▶ DATA EXCERPTS
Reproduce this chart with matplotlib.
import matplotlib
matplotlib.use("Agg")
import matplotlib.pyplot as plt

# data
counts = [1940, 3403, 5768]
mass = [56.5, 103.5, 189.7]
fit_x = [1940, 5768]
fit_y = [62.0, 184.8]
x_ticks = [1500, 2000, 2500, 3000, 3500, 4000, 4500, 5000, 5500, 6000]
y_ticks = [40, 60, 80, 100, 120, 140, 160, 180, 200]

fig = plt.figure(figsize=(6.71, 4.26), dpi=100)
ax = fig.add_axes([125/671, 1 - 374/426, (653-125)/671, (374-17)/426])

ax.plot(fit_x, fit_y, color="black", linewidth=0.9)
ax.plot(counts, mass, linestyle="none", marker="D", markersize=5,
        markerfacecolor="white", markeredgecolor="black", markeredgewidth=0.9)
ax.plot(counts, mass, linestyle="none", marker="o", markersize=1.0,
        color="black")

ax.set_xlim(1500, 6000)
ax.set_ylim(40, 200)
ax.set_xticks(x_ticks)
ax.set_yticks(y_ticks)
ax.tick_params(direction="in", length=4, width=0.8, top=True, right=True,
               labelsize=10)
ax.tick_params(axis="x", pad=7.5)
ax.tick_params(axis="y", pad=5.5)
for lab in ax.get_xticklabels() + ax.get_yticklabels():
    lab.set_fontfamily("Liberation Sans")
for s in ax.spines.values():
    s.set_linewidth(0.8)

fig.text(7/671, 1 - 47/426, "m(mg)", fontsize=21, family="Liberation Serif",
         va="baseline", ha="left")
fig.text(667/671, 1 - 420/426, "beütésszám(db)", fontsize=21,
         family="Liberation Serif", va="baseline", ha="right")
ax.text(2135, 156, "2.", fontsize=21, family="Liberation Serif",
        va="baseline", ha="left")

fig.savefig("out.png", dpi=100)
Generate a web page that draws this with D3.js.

* * *

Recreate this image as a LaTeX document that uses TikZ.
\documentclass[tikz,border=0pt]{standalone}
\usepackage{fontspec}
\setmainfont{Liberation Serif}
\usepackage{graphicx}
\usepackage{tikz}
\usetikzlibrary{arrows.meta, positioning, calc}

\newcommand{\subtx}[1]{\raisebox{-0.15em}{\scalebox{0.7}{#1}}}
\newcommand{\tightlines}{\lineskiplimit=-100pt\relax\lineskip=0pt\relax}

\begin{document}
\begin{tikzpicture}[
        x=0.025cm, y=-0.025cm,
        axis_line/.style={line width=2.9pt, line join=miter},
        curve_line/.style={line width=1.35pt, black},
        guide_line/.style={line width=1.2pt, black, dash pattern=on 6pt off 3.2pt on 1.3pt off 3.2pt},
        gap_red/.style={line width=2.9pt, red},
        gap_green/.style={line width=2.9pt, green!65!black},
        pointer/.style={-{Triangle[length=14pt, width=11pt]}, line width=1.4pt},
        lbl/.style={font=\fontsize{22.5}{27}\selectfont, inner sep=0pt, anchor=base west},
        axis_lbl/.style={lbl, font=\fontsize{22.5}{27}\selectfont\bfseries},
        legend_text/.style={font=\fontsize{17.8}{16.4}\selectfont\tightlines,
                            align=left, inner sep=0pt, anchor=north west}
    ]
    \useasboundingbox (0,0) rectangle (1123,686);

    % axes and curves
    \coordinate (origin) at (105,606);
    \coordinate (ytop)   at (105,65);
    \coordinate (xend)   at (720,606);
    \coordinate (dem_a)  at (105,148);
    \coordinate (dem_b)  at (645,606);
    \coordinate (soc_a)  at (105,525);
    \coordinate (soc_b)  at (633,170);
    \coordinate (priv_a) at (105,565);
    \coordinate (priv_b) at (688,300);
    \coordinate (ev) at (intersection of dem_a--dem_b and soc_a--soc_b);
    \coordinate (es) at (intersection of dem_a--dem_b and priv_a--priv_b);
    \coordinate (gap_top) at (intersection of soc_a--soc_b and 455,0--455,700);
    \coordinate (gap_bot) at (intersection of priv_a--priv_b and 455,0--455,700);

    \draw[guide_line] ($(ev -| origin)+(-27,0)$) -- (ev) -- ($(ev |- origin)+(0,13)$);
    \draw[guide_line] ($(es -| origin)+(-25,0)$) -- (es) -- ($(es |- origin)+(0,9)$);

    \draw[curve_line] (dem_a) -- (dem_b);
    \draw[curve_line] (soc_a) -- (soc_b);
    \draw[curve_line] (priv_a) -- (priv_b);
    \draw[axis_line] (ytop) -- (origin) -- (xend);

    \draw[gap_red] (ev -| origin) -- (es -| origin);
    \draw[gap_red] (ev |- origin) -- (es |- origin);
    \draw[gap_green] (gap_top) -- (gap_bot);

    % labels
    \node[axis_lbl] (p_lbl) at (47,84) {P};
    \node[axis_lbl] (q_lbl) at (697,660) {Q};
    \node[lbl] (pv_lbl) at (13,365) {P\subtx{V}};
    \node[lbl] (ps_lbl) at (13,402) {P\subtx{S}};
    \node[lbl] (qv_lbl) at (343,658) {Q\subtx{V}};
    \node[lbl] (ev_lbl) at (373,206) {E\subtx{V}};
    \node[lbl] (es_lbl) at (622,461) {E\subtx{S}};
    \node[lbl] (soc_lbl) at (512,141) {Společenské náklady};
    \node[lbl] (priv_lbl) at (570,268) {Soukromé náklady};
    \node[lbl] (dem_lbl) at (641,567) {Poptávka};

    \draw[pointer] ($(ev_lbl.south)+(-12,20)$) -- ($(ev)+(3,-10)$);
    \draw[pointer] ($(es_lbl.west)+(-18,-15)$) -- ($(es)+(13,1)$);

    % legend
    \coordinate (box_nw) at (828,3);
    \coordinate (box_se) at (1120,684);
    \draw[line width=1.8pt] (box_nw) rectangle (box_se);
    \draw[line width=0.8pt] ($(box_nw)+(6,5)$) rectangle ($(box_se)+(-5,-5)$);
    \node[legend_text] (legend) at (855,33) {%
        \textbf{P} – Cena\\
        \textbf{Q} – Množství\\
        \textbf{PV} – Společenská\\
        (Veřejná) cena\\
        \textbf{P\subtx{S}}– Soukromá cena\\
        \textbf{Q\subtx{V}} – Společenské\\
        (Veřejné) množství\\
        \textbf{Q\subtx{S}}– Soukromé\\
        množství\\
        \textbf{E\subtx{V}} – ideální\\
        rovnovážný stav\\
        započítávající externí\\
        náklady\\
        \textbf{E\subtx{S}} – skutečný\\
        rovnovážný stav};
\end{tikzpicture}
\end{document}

▶ DO THIS
Begin with the line that has "Reproduce this chart with matplotlib." in the listing above and end after the line that has "Generate a web"; output those lines exactly.

▶ RESPONSE TO THIS TASK
Reproduce this chart with matplotlib.
import matplotlib
matplotlib.use("Agg")
import matplotlib.pyplot as plt

# data
counts = [1940, 3403, 5768]
mass = [56.5, 103.5, 189.7]
fit_x = [1940, 5768]
fit_y = [62.0, 184.8]
x_ticks = [1500, 2000, 2500, 3000, 3500, 4000, 4500, 5000, 5500, 6000]
y_ticks = [40, 60, 80, 100, 120, 140, 160, 180, 200]

fig = plt.figure(figsize=(6.71, 4.26), dpi=100)
ax = fig.add_axes([125/671, 1 - 374/426, (653-125)/671, (374-17)/426])

ax.plot(fit_x, fit_y, color="black", linewidth=0.9)
ax.plot(counts, mass, linestyle="none", marker="D", markersize=5,
        markerfacecolor="white", markeredgecolor="black", markeredgewidth=0.9)
ax.plot(counts, mass, linestyle="none", marker="o", markersize=1.0,
        color="black")

ax.set_xlim(1500, 6000)
ax.set_ylim(40, 200)
ax.set_xticks(x_ticks)
ax.set_yticks(y_ticks)
ax.tick_params(direction="in", length=4, width=0.8, top=True, right=True,
               labelsize=10)
ax.tick_params(axis="x", pad=7.5)
ax.tick_params(axis="y", pad=5.5)
for lab in ax.get_xticklabels() + ax.get_yticklabels():
    lab.set_fontfamily("Liberation Sans")
for s in ax.spines.values():
    s.set_linewidth(0.8)

fig.text(7/671, 1 - 47/426, "m(mg)", fontsize=21, family="Liberation Serif",
         va="baseline", ha="left")
fig.text(667/671, 1 - 420/426, "beütésszám(db)", fontsize=21,
         family="Liberation Serif", va="baseline", ha="right")
ax.text(2135, 156, "2.", fontsize=21, family="Liberation Serif",
        va="baseline", ha="left")

fig.savefig("out.png", dpi=100)
Generate a web page that draws this with D3.js.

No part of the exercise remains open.